OLEDs enable flat diffuse lighting sources and are complementary to inorganic LEDs, which are by nature well suited as spotlights. Current OLED devices are made at pilot scale by depositing many layers on glass by vacuum process. Solvay and Holst Centre were able to deposit several layers of the OLED by solution processing, which brings the use of printing technologies to produce OLEDs closer.
Use of printing technologies on flexible substrates will enable large scale manufacturing of OLEDs for general lighting applications, and will bring some additional features: thin, flexible, and potentially transparent light sources that could be integrated in ceiling, walls, windows and many other innovative application segments.
The highly efficient flexible OLED stack was designed and optimized at Solvay.
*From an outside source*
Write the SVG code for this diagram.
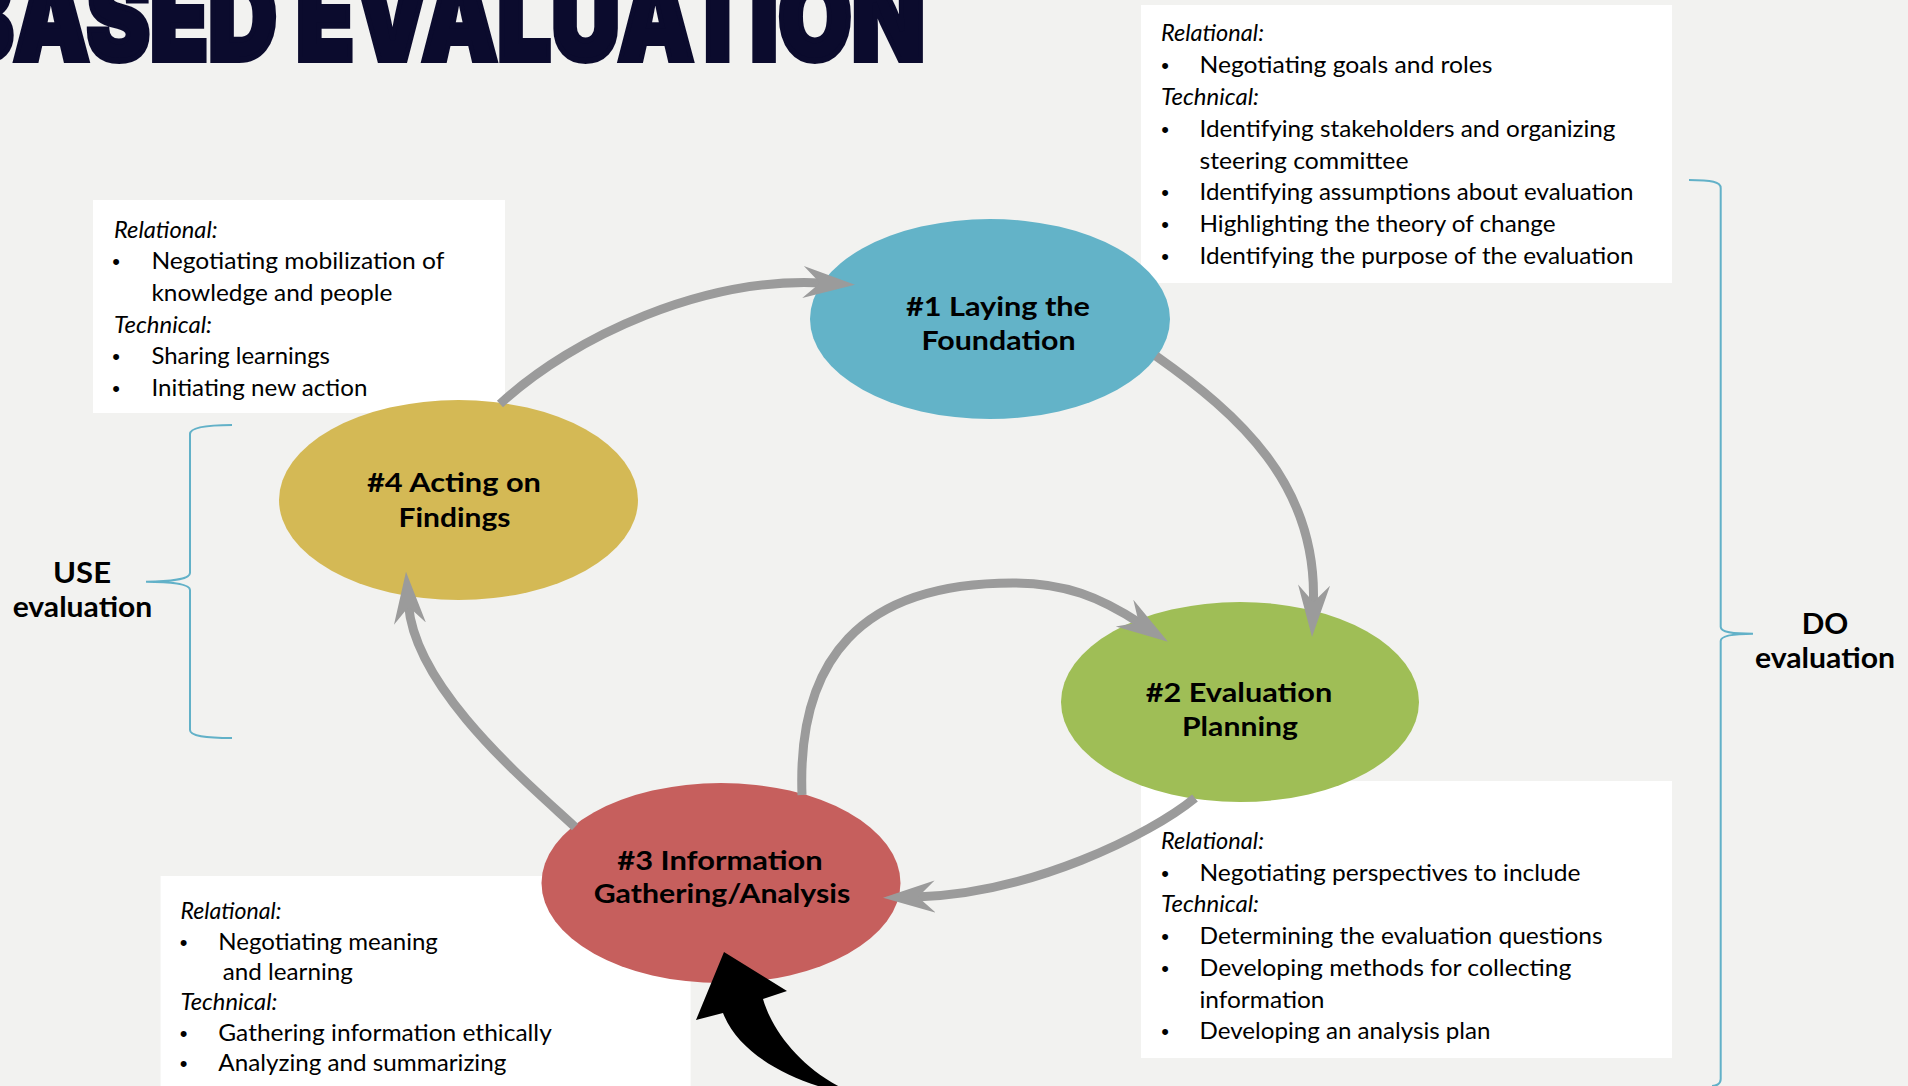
<svg xmlns="http://www.w3.org/2000/svg" width="1908" height="1086" viewBox="0 0 1908 1086">
<style>
.box{fill:#ffffff}
.body{font-family:Lato,'Open Sans','Liberation Sans',sans-serif;font-size:23px;fill:#000}
.it{font-style:italic}
.bul{font-family:'Liberation Sans',sans-serif;font-size:22px;fill:#000;text-anchor:middle}
.lbl{font-family:Lato,'Open Sans','Liberation Sans',sans-serif;font-weight:700;font-size:27px;fill:#000;text-anchor:middle}
.arrow{fill:none;stroke:#9B9B9B;stroke-width:9;marker-end:url(#ah)}
.brace{fill:none;stroke:#62B1C8;stroke-width:2}
.side{font-family:Lato,'Open Sans','Liberation Sans',sans-serif;font-weight:700;font-size:28px;fill:#000;text-anchor:middle}
</style>
<defs>
<marker id="ah" markerUnits="userSpaceOnUse" markerWidth="60" markerHeight="40" viewBox="0 -20 60 40" refX="19" refY="0" orient="auto">
<path d="M 52 0 L 0 -16 L 17 0 L 0 16 Z" fill="#9B9B9B"/>
</marker>
</defs>
<rect x="0" y="0" width="1908" height="1086" fill="#F2F2F0"/>
<text x="-50" y="60" textLength="975" lengthAdjust="spacingAndGlyphs" font-family="Inter,'Liberation Sans',sans-serif" font-weight="900" font-size="120" fill="#0B0B2D" stroke="#0B0B2D" stroke-width="6" stroke-linejoin="miter">BASED EVALUATION</text>

<g id="box-top-left">
<rect class="box" x="93" y="200" width="412" height="213"/>
<text class="body it" x="114" y="237.5" textLength="103.6" lengthAdjust="spacingAndGlyphs">Relational:</text>
<text class="bul" x="116" y="269">•</text>
<text class="body" x="151.4" y="269.2" textLength="293" lengthAdjust="spacingAndGlyphs">Negotiating mobilization of</text>
<text class="body" x="151.4" y="300.9" textLength="241" lengthAdjust="spacingAndGlyphs">knowledge and people</text>
<text class="body it" x="114" y="332.6" textLength="98" lengthAdjust="spacingAndGlyphs">Technical:</text>
<text class="bul" x="116" y="364">•</text>
<text class="body" x="151.4" y="364.3" textLength="178.6" lengthAdjust="spacingAndGlyphs">Sharing learnings</text>
<text class="bul" x="116" y="396">•</text>
<text class="body" x="151.4" y="396" textLength="216" lengthAdjust="spacingAndGlyphs">Initiating new action</text>
</g>

<g id="box-top-right">
<rect class="box" x="1141" y="5" width="531" height="278"/>
<text class="body it" x="1161" y="41" textLength="103" lengthAdjust="spacingAndGlyphs">Relational:</text>
<text class="bul" x="1165" y="73">•</text>
<text class="body" x="1199.5" y="73" textLength="293" lengthAdjust="spacingAndGlyphs">Negotiating goals and roles</text>
<text class="body it" x="1161" y="105" textLength="98" lengthAdjust="spacingAndGlyphs">Technical:</text>
<text class="bul" x="1165" y="137">•</text>
<text class="body" x="1199.5" y="137" textLength="416" lengthAdjust="spacingAndGlyphs">Identifying stakeholders and organizing</text>
<text class="body" x="1199.5" y="168.5" textLength="209" lengthAdjust="spacingAndGlyphs">steering committee</text>
<text class="bul" x="1165" y="200">•</text>
<text class="body" x="1199.5" y="200" textLength="434" lengthAdjust="spacingAndGlyphs">Identifying assumptions about evaluation</text>
<text class="bul" x="1165" y="232">•</text>
<text class="body" x="1199.5" y="232" textLength="356" lengthAdjust="spacingAndGlyphs">Highlighting the theory of change</text>
<text class="bul" x="1165" y="264">•</text>
<text class="body" x="1199.5" y="264" textLength="434" lengthAdjust="spacingAndGlyphs">Identifying the purpose of the evaluation</text>
</g>

<g id="box-bottom-right">
<rect class="box" x="1141" y="781" width="531" height="277"/>
<text class="body it" x="1161" y="849" textLength="103" lengthAdjust="spacingAndGlyphs">Relational:</text>
<text class="bul" x="1165" y="880.5">•</text>
<text class="body" x="1199.5" y="880.5" textLength="381" lengthAdjust="spacingAndGlyphs">Negotiating perspectives to include</text>
<text class="body it" x="1161" y="912" textLength="98" lengthAdjust="spacingAndGlyphs">Technical:</text>
<text class="bul" x="1165" y="944">•</text>
<text class="body" x="1199.5" y="944" textLength="403" lengthAdjust="spacingAndGlyphs">Determining the evaluation questions</text>
<text class="bul" x="1165" y="975.5">•</text>
<text class="body" x="1199.5" y="975.5" textLength="372" lengthAdjust="spacingAndGlyphs">Developing methods for collecting</text>
<text class="body" x="1199.5" y="1007.5" textLength="125" lengthAdjust="spacingAndGlyphs">information</text>
<text class="bul" x="1165" y="1039">•</text>
<text class="body" x="1199.5" y="1039" textLength="291" lengthAdjust="spacingAndGlyphs">Developing an analysis plan</text>
</g>

<g id="box-bottom-left">
<rect class="box" x="160.6" y="876" width="530" height="215"/>
<text class="body it" x="180.4" y="919" textLength="101" lengthAdjust="spacingAndGlyphs">Relational:</text>
<text class="bul" x="183.5" y="949.5">•</text>
<text class="body" x="218.3" y="949.5" textLength="219.6" lengthAdjust="spacingAndGlyphs">Negotiating meaning</text>
<text class="body" x="222.8" y="980" textLength="130" lengthAdjust="spacingAndGlyphs">and learning</text>
<text class="body it" x="180.4" y="1010" textLength="97" lengthAdjust="spacingAndGlyphs">Technical:</text>
<text class="bul" x="183.5" y="1040.5">•</text>
<text class="body" x="218.3" y="1040.5" textLength="333.5" lengthAdjust="spacingAndGlyphs">Gathering information ethically</text>
<text class="bul" x="183.5" y="1071">•</text>
<text class="body" x="218.3" y="1071" textLength="288" lengthAdjust="spacingAndGlyphs">Analyzing and summarizing</text>
</g>

<g id="node1">
<ellipse cx="990" cy="319" rx="180" ry="100" fill="#63B3C8"/>
<text class="lbl" x="998" y="316" textLength="184" lengthAdjust="spacingAndGlyphs">#1 Laying the</text>
<text class="lbl" x="998.5" y="349.5" textLength="154" lengthAdjust="spacingAndGlyphs">Foundation</text>
</g>
<g id="node2">
<ellipse cx="1240" cy="702" rx="179" ry="100" fill="#9FBE56"/>
<text class="lbl" x="1239" y="701.7" textLength="186.6" lengthAdjust="spacingAndGlyphs">#2 Evaluation</text>
<text class="lbl" x="1240" y="735.7" textLength="116" lengthAdjust="spacingAndGlyphs">Planning</text>
</g>
<g id="node3">
<ellipse cx="721" cy="883" rx="179.5" ry="100" fill="#C65F5D"/>
<text class="lbl" x="720" y="870" textLength="205.5" lengthAdjust="spacingAndGlyphs">#3 Information</text>
<text class="lbl" x="722" y="903.3" textLength="256.6" lengthAdjust="spacingAndGlyphs">Gathering/Analysis</text>
</g>
<g id="node4">
<ellipse cx="458.5" cy="500" rx="179.5" ry="100" fill="#D4B955"/>
<text class="lbl" x="454" y="491.7" textLength="174" lengthAdjust="spacingAndGlyphs">#4 Acting on</text>
<text class="lbl" x="454.5" y="526.7" textLength="112" lengthAdjust="spacingAndGlyphs">Findings</text>
</g>

<g id="connectors">
<path class="arrow" d="M 500 404 C 575 335 705 277 822 283"/>
<path class="arrow" d="M 1156 356 C 1238 414 1318 484 1313.3 604"/>
<path class="arrow" d="M 1195 798 C 1150 835 1030 894 916 897"/>
<path class="arrow" d="M 802 795 C 797 660 860 583 1013 583 C 1065 583 1100 597 1140.4 623.6"/>
<path class="arrow" d="M 575 827 C 530 785 415 690 408.5 604.7"/>
<path d="M 724 952 L 787 991 L 763 999 C 772 1030 800 1068 846 1090 L 832 1090 C 785 1078 738 1052 723 1013 L 696 1020 Z" fill="#000"/>
</g>

<g id="use-evaluation">
<path class="brace" d="M 232 425 C 205 425 190 428 190 434 L 190 573 C 190 579 170 581.7 146 581.7 C 170 581.7 190 584 190 590 L 190 730 C 190 736 205 738 232 738"/>
<text class="side" x="82" y="582.5" textLength="58" lengthAdjust="spacingAndGlyphs">USE</text>
<text class="side" x="82.5" y="616.5" textLength="139.6" lengthAdjust="spacingAndGlyphs">evaluation</text>
</g>
<g id="do-evaluation">
<path class="brace" d="M 1689 180 C 1712 180 1720.7 182 1720.7 188 L 1720.7 627 C 1720.7 632 1732 633.7 1753 633.7 C 1732 633.7 1720.7 636 1720.7 641 L 1720.7 1079 C 1720.7 1084 1716 1086 1712 1086"/>
<text class="side" x="1825" y="633.5" textLength="46.6" lengthAdjust="spacingAndGlyphs">DO</text>
<text class="side" x="1825" y="668" textLength="140" lengthAdjust="spacingAndGlyphs">evaluation</text>
</g>
</svg>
It is based almost entirely on organic functional materials developed at Solvay and integrates Plexcore OC Hole Injector Layer (HIL) from Plextronics, Inc. The demonstrators include Holst Centre's own thin-film encapsulation and large-area transparent anode technologies on plastic substrates from DuPont Teijin Films.
These large-area, flexible, white OLEDs have been characterized at Philips Research Laboratories and found to have an energy efficiency of 30 lm/W at 1000 cd/m2, which is two to three times higher than incandescent bulbs.
This measured value is on par with results measured on small (7mm2) equivalent devices made at Solvay on glass substrates, indicating that the device architecture and the unique materials set used in these demonstrators translate very well from small scale, rigid substrates to large area, flexible plastic substrates.
Capitalizing on these results, the partners are already working on a second generation of demonstrators encompassing more solution-processed layers. According to Holst Centre, this achievement demonstrates the potential for high efficacy OLEDs on flexible plastic foils, opening ways to a production of low-cost, solution-processed OLED lighting tiles.